Como en deportes, matemáticas, lengua (española, claro), también en dibujo, ciertamente de forma innata, había compañeros que mostraban extraordinarias cualidades.  Sin duda ninguna, si hubieran tenido la oportunidad –muchas de nuestras vocaciones iniciales fueron descarriladas por las necesidades materiales surgidas de la España desarrollista de finales de los setenta- se habrían convertido en deportistas de élite, matemáticos de primer rango, lingüistas de primer orden.  De hecho, algunos lo lograron y tienen un merecido cartel que, no cabe duda, deben en parte al abnegado e indulgente padre Cándido. Pero para el común de los alumnos, aquellas clases, tan recordadas por el olor a corteza de pino y a los trigales que nos transportaban a los campos de nuestra infancia, resultaban un pequeño martirio que el P. Cándido, invariablemente, terminaba por convertir casi en una tarde asueto. “Mantecón, mire, mire como la piña tiene una cierta forma oval”. Pero la ovalidad del mundo le estaba negada a Mantecón.

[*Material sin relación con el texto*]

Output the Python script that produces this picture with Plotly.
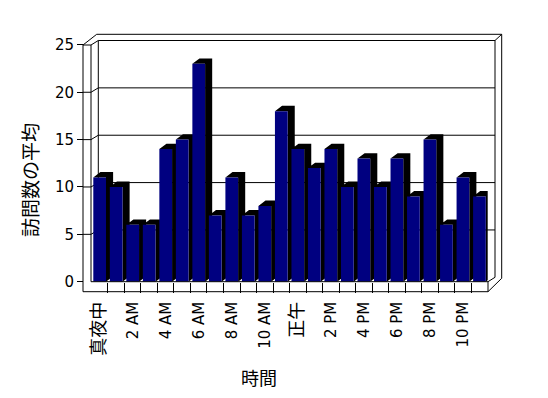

Así que la clase terminaba con otra de las grandes aficiones del P. Cándido, la fotografía. Aprovechaba un cierto desnivel del terreno para intentar ponernos en cuatro filas a toda la sección A, que se nos viera a todos, orgullosos, algunos más que otros, de nuestros cuadernos con sus modestos intentos de dibujo al natural. Con una portentosa Leika, él mismo revelaba, no siempre con éxito, sus negativos, nos retrataba para la eternidad. Como muchos de nosotros le tenemos presentes a él. “Padre Cándido, yo de mayor quiero ser fotógrafo”.  En su magnánima bondad me dejaba acariciar la Leika diminuta, compacta y de color negro refulgente, como si se tratara de un fetiche que me fuera a otorgar la vocación indeleble de fotógrafo. Desgraciadamente no la otorgó, pero sí germinó en una sencilla afición que tantos buenos recuerdos me ha dado.  Aunque siga sin entender la ovalidad de los objetos que veo a través de la lente. Me pregunto a dónde habrá ido a parar la Leika del bueno del padre Cándido que nos grabó (y reveló) para siempre en el pinar de Antequera. Lek-tura del santo evanggelio según San Luk-kas.